## start Data excerpt

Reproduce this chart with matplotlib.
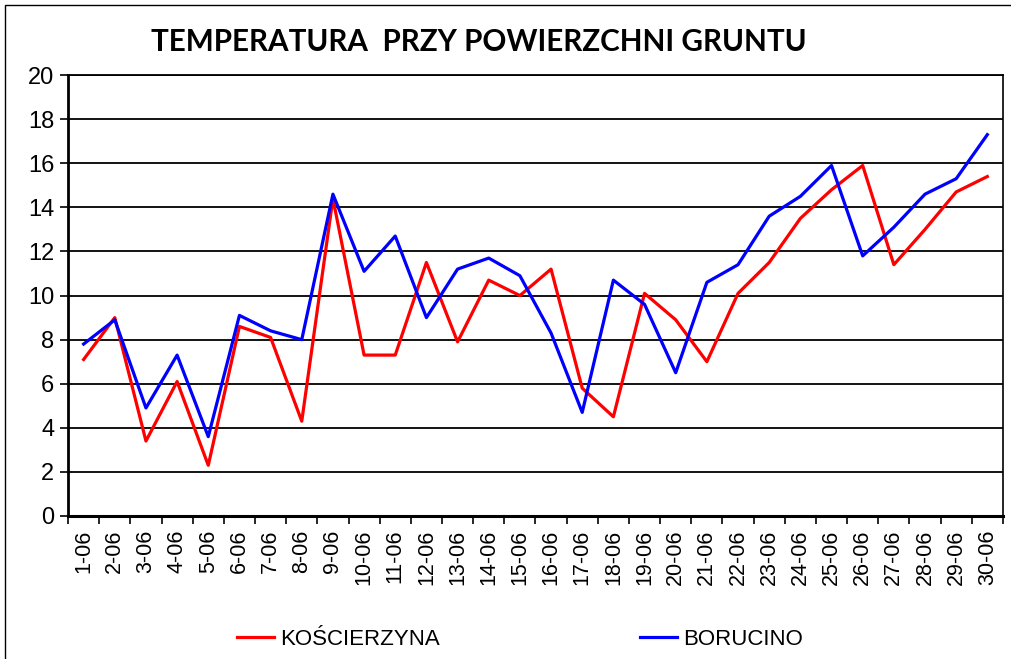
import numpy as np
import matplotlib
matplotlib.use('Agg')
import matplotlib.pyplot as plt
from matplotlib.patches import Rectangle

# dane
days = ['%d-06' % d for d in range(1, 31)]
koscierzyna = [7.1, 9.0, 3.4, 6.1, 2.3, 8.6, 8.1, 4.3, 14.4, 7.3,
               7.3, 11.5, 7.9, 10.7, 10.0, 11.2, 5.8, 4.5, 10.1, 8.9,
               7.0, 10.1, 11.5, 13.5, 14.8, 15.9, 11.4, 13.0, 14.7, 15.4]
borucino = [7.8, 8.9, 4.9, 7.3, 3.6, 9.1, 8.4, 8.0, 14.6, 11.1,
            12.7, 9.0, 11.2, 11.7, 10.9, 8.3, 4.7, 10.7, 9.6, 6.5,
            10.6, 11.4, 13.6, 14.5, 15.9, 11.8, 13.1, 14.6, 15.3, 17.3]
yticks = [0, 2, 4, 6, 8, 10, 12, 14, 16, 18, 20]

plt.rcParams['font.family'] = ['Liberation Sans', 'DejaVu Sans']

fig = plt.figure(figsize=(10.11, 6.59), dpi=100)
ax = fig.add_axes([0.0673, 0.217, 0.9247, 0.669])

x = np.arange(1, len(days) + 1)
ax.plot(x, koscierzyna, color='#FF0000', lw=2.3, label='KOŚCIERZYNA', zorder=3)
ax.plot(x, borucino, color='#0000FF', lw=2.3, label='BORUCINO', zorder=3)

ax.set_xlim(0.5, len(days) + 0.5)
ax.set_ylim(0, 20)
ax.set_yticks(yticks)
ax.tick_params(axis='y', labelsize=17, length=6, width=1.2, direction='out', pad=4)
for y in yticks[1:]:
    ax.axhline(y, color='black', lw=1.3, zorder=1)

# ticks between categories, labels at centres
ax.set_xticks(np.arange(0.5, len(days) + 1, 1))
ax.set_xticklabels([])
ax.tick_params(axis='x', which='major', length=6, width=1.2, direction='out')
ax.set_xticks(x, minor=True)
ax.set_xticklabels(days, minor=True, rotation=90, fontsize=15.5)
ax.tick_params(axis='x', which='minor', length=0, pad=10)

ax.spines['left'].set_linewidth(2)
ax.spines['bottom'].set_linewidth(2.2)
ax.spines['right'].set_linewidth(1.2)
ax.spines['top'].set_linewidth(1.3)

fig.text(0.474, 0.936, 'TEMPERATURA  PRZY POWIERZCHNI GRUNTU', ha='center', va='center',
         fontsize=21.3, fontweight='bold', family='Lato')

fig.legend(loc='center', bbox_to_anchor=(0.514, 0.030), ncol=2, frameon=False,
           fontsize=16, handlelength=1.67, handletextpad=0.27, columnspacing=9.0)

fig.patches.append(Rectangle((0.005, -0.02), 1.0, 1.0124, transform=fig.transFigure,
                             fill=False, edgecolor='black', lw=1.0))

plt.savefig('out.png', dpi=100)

## end Data excerpt

• _Task to carry out_: Pictures stay out. Repeat only the lines from the beginning of the data through the line that has "ax = fig.add_axes([0.0673, 0.217, 0.9247, 0.669])".

• _Response for this exercise_:
Reproduce this chart with matplotlib.
import numpy as np
import matplotlib
matplotlib.use('Agg')
import matplotlib.pyplot as plt
from matplotlib.patches import Rectangle

# dane
days = ['%d-06' % d for d in range(1, 31)]
koscierzyna = [7.1, 9.0, 3.4, 6.1, 2.3, 8.6, 8.1, 4.3, 14.4, 7.3,
               7.3, 11.5, 7.9, 10.7, 10.0, 11.2, 5.8, 4.5, 10.1, 8.9,
               7.0, 10.1, 11.5, 13.5, 14.8, 15.9, 11.4, 13.0, 14.7, 15.4]
borucino = [7.8, 8.9, 4.9, 7.3, 3.6, 9.1, 8.4, 8.0, 14.6, 11.1,
            12.7, 9.0, 11.2, 11.7, 10.9, 8.3, 4.7, 10.7, 9.6, 6.5,
            10.6, 11.4, 13.6, 14.5, 15.9, 11.8, 13.1, 14.6, 15.3, 17.3]
yticks = [0, 2, 4, 6, 8, 10, 12, 14, 16, 18, 20]

plt.rcParams['font.family'] = ['Liberation Sans', 'DejaVu Sans']

fig = plt.figure(figsize=(10.11, 6.59), dpi=100)
ax = fig.add_axes([0.0673, 0.217, 0.9247, 0.669])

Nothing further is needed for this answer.